TASK DESCRIPTION: Copy the data exactly from the line that contains "What Altair code" through the line that contains "import pandas as pd", keeping both end lines and leaving out everything else.

DATA TO PROCESS:

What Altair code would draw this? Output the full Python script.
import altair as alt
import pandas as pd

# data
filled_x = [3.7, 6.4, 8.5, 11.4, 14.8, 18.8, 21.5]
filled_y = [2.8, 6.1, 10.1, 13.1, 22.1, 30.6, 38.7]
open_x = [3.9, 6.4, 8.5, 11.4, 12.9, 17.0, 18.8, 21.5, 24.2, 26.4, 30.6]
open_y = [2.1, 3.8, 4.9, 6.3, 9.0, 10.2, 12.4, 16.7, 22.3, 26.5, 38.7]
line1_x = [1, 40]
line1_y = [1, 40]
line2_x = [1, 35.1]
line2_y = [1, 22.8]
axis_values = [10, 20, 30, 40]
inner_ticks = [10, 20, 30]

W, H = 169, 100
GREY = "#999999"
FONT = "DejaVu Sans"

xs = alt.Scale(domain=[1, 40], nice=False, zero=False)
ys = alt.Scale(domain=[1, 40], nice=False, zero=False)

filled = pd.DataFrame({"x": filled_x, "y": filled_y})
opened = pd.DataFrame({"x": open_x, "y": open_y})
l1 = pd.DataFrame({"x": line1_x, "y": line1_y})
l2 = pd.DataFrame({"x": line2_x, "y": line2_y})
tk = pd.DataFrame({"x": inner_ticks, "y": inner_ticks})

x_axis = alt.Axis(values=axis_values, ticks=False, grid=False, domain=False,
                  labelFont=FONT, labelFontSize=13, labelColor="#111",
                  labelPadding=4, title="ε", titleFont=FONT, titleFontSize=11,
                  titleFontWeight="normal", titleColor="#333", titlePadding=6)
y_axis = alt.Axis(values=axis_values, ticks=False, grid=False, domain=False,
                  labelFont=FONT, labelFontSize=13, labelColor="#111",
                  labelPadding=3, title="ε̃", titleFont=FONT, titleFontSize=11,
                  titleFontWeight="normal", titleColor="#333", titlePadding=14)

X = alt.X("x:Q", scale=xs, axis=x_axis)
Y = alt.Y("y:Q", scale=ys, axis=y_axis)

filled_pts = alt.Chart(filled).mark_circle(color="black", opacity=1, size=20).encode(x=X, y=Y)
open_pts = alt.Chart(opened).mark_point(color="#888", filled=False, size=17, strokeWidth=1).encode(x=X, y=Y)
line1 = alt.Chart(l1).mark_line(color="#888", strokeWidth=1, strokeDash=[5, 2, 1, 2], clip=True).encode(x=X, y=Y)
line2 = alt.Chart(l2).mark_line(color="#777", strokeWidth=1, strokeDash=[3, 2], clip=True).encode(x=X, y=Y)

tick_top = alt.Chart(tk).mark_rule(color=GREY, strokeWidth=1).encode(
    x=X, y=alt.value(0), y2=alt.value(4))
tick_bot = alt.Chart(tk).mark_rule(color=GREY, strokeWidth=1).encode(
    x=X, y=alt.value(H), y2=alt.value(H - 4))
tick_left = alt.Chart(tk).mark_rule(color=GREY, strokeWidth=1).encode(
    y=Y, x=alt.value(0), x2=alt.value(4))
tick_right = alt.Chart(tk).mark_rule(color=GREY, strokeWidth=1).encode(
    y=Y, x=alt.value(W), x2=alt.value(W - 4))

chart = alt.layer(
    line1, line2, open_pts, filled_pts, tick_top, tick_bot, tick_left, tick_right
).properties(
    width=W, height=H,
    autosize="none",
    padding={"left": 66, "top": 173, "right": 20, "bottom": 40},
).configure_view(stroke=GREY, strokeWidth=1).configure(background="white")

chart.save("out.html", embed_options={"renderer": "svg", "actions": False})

* * *

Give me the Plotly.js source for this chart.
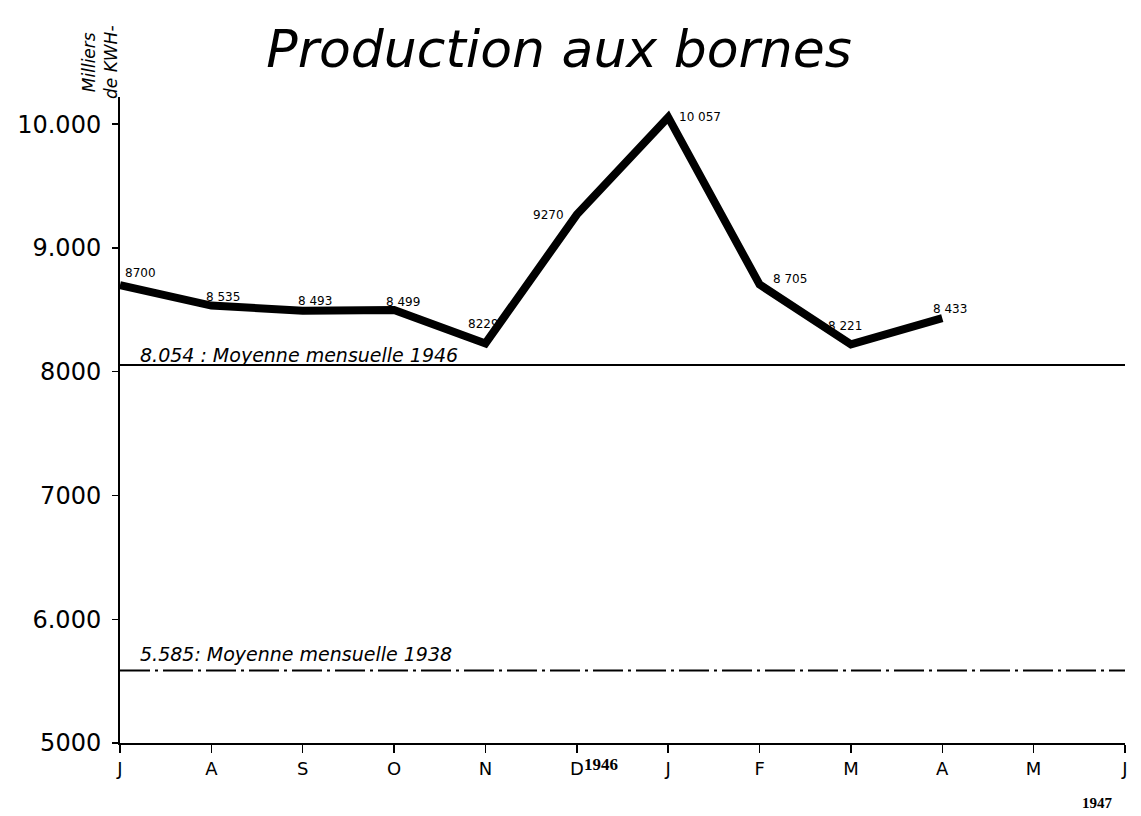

---

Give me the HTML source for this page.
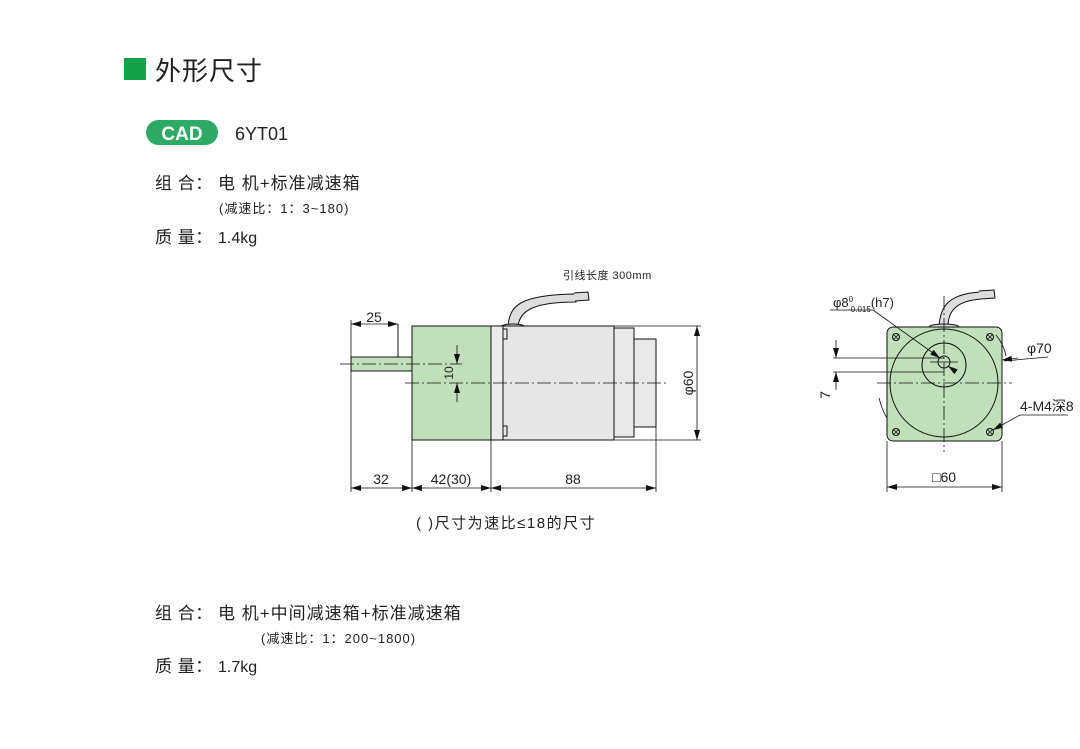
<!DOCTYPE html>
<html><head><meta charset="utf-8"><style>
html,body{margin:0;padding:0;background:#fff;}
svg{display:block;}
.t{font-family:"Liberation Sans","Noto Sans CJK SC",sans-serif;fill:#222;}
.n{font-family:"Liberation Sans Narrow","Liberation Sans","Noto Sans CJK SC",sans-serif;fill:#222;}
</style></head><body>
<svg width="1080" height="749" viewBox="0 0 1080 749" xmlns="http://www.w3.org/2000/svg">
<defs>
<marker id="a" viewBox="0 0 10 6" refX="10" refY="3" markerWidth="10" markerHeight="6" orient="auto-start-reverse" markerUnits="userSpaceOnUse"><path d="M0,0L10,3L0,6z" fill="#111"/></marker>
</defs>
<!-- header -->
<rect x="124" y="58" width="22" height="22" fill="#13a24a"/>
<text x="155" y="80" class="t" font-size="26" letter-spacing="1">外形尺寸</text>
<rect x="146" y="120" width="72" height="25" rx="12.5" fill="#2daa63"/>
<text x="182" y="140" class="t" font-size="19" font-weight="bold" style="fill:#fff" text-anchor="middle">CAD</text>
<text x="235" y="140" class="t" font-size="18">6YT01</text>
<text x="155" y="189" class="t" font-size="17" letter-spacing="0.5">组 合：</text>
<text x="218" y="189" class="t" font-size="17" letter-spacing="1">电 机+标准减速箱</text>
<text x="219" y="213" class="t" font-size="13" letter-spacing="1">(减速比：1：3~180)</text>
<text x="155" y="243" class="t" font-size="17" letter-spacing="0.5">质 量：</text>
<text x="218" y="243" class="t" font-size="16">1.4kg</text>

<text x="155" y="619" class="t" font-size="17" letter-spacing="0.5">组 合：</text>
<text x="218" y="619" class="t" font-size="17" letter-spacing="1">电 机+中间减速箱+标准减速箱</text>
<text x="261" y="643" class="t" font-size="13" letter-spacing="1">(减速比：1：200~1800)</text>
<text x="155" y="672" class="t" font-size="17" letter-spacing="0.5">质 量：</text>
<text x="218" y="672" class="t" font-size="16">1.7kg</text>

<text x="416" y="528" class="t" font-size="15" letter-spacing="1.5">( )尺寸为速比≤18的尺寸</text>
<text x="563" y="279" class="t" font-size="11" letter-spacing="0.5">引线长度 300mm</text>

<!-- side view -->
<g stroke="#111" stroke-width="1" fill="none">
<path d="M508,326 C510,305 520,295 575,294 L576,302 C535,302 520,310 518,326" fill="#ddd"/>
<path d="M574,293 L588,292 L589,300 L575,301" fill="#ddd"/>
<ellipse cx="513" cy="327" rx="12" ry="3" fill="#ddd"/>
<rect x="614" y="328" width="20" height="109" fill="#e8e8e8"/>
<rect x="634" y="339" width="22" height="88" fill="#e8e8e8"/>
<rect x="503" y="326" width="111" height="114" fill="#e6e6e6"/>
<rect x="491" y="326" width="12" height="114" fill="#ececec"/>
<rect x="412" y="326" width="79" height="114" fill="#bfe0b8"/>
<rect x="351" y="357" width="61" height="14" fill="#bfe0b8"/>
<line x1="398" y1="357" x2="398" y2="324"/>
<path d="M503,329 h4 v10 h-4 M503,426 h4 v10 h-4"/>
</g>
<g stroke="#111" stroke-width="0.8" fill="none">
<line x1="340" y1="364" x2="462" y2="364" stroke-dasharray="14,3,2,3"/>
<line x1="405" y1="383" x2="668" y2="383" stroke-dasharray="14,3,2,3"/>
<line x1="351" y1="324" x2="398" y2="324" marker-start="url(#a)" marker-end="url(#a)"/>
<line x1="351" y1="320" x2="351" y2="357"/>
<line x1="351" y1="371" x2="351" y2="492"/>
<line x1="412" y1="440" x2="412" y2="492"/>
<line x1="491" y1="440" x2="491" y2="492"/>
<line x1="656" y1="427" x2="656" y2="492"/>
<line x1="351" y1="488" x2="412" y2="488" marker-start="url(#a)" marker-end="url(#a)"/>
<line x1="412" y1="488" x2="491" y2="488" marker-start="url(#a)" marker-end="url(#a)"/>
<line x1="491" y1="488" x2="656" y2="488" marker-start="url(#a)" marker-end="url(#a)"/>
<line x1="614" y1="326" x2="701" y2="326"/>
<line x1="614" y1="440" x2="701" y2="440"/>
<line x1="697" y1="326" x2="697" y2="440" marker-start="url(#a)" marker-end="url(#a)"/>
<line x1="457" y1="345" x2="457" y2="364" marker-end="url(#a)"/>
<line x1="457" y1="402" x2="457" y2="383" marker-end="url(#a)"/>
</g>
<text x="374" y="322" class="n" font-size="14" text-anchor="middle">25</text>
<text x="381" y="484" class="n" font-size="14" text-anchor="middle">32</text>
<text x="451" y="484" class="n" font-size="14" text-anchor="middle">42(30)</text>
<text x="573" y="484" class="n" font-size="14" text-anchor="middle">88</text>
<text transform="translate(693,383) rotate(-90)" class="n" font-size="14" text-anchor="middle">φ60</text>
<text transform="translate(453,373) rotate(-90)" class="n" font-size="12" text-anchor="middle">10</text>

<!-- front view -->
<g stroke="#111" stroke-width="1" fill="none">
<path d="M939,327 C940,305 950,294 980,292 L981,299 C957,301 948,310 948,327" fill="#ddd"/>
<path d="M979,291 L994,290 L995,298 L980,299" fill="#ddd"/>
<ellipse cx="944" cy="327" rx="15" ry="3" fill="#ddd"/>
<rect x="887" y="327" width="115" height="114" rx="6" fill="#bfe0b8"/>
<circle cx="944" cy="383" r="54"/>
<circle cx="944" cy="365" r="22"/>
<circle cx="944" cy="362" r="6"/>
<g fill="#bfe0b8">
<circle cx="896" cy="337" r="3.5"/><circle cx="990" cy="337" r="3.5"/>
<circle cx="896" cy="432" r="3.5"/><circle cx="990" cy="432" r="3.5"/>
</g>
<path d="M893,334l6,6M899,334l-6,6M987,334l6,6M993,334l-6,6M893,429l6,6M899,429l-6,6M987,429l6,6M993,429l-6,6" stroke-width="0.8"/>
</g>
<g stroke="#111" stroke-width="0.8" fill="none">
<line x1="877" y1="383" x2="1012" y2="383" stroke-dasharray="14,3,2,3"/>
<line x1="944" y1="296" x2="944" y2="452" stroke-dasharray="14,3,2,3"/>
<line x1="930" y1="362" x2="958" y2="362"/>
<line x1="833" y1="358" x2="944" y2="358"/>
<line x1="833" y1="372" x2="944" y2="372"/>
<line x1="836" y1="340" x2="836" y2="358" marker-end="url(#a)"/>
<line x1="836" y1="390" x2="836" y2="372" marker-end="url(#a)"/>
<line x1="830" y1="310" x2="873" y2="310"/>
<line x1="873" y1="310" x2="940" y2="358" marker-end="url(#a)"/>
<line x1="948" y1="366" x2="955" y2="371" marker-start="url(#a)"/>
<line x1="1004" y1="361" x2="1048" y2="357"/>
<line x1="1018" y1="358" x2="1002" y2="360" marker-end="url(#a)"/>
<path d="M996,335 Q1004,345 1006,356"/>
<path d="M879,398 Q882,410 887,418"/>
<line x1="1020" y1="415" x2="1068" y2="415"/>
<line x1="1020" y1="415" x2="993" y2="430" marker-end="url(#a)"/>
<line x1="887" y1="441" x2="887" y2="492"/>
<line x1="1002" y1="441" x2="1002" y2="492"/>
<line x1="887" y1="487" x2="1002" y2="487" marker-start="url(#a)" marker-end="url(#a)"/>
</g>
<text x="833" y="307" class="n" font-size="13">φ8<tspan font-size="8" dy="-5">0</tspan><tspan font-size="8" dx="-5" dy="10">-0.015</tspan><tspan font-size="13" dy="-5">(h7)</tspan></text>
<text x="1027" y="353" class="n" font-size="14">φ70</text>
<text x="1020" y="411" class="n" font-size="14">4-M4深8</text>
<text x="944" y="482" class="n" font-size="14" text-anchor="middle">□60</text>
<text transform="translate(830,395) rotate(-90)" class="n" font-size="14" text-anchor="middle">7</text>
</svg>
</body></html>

IN RESPONSE:
What Altair code would draw this? Output the full Python script.
import altair as alt
import pandas as pd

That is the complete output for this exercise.